Friday, November 16, 2007

MENTAL ILLNESS STIGMA

Tonight I went with my partner to hear Margaret Trudeau speak at the Queen Elizabeth Hotel. It was part of a conference on combating the stigma of mental illness. On the panel were other mental health advocates, two of them mental health professionals who themselves had gone through severe bipolar disorder or depression. Since my own partner is bipolar, this was a "must see" for both of us.

Ever since she went public with her belated diagnosis of bipolar disorder, Margaret Trudeau has been on a different sort of campaign trail, raising awareness at conferences of this sort all over the country. I had never been especially impressed with her before -- the media portrayed her as a total airhead and flake, and she provided the fodder -- but she surprised me with her engaging warmth, cogent intelligence, quick wit: besides her (still) striking good looks, I can now see how PET was quite struck with her in other ways. In an eloquent, humorous and at times impassioned speech, she spoke candidly about her life, her mistreatment at the Royal Vic (overmedication, wrong medication, medical negligence, i.e. few and improper blood tests) but also stressed that with current medications available, there was nothing shameful in being mentally ill; that the shameful thing was not accepting the diagnosis when it is obvious, and taking on the responsibility to face it and deal with it as best one can.

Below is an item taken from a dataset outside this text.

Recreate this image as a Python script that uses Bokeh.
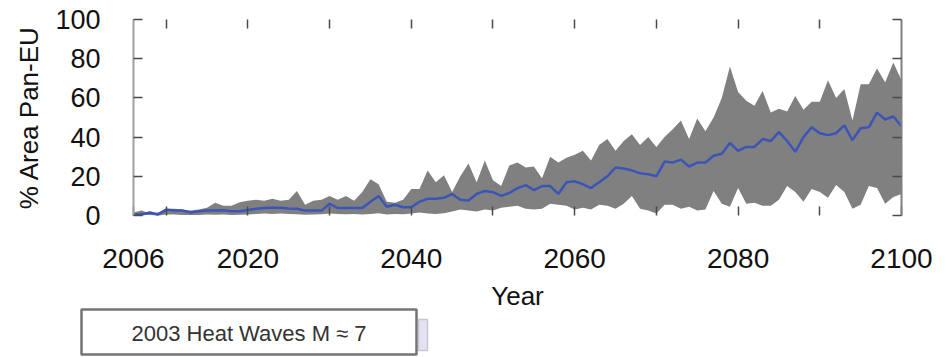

A number of mental health professionals were in the room, and some troubling themes revealed themselves during the presentations and question period, i.e.
  • As one particularly caring psychiatrist put it (and there are a few out there), if the Prime Minister's wife had trouble getting proper treatment, what about the average Jane or Joe? God help them...
  • Not only do "consumers" (mental patients and outpatients) feel stigmatized by society, but also psychiatrists and psychotherapists. The president of the CMHA, now an eminent psychiatrist, said that one of her teachers at medical school tried to discourage her from going into psychiatry, describing it as a "waste of her talent."
  • Mental health is the most underfunded branch of medicine. Whenever there are cutbacks, mental health beds/administration get slashed first. This contributes to a mood of what one professional described as "chronic depression" in mental health administration.
  • Because of underfunding, treatment is often rushed, uncaring and follow-up spotty or well nigh non-existent. The chronic underfunding feeds the stigma, and fear -- at times, downright terror -- on the part of patients of being recommitted to a psychiatric ward. Horror stories still abound: people stuck in padded cells for days on end for "talking back", etc. Patients after treatment are put out into society to fend for themselves without any backup or "support team" (or even adequate info. to form one), and soon bounce back into the system.
  • Poor or non-existent communication continues to be a major obstacle. Doctors who don't return phone calls from concerned family members, who often leave family members in the dark about treatment of their loved ones, the nature of the diagnosis, etc. Doctors operate under legal restraints which can also be used for keeping the work as simple and routine as possible: they aren't allowed to involve family members without the patient's consent, but most don't even bother asking for it, although most patients would gladly give it if asked. This is partly because of the following:
  • One psychiatrist expressed extreme frustration at the fact that while there are as many treatment modalities as there are patients -- most require a combination of medication, talk therapy, cognitive therapy, etc. -- budget limitations and directives from above force him to follow but one course of action: the prescription/maintenance of meds only.
Of course, there have been improvements over the years. Advocacy organizations for the mentally ill and their families -- such as AMI Quebec -- now provide mutual support and crucial aid for patients and family members in negotiating their way through the system. (These organizations did not exist but 20 or 30 years ago.) There has been more coverage in media and growing awareness and understanding in society. The fact that three of the mental health professionals on the panel were able to freely admit in public that they themselves had had serious mental health issues represents major progress: two or three decades ago, such an admission would have meant career suicide. But, the stigma still exists, and its effects are still obviously felt. One indication of the current state of affairs is that in 2007, we still need this type of forum; another is that given the pervasiveness of depression and other psychiatric disorders in society, shouldn't Mental Health Awareness Week be expanded to a month?

I never actually spoke up during the question period (there were lots of people there with prepared notes at the mike, ready to go), but if I had been better prepared I would have pointed out how there is lots of stigma embedded in the very terminology bandied about in this field. Diagnostic labeling and colloquial slights ("psycho", "loony bin") can be bad enough, but even the common use of the word "consumer" seems deprecatory. When I think of a "consumer", I think of some moron with a shopping cart, mindlessly "addicted" to his shopping. What does that make the mental health establishment? The "supermarket"? The tycoons? (The big pharmaceuticals certainly are.) Why not privilege those whom the system is supposed to serve and call them "clients"? Language, as poets and politicians well know, is powerful: sometimes reframing the terms can bring on changes in awareness, and open the door to better attitudes and better treatment.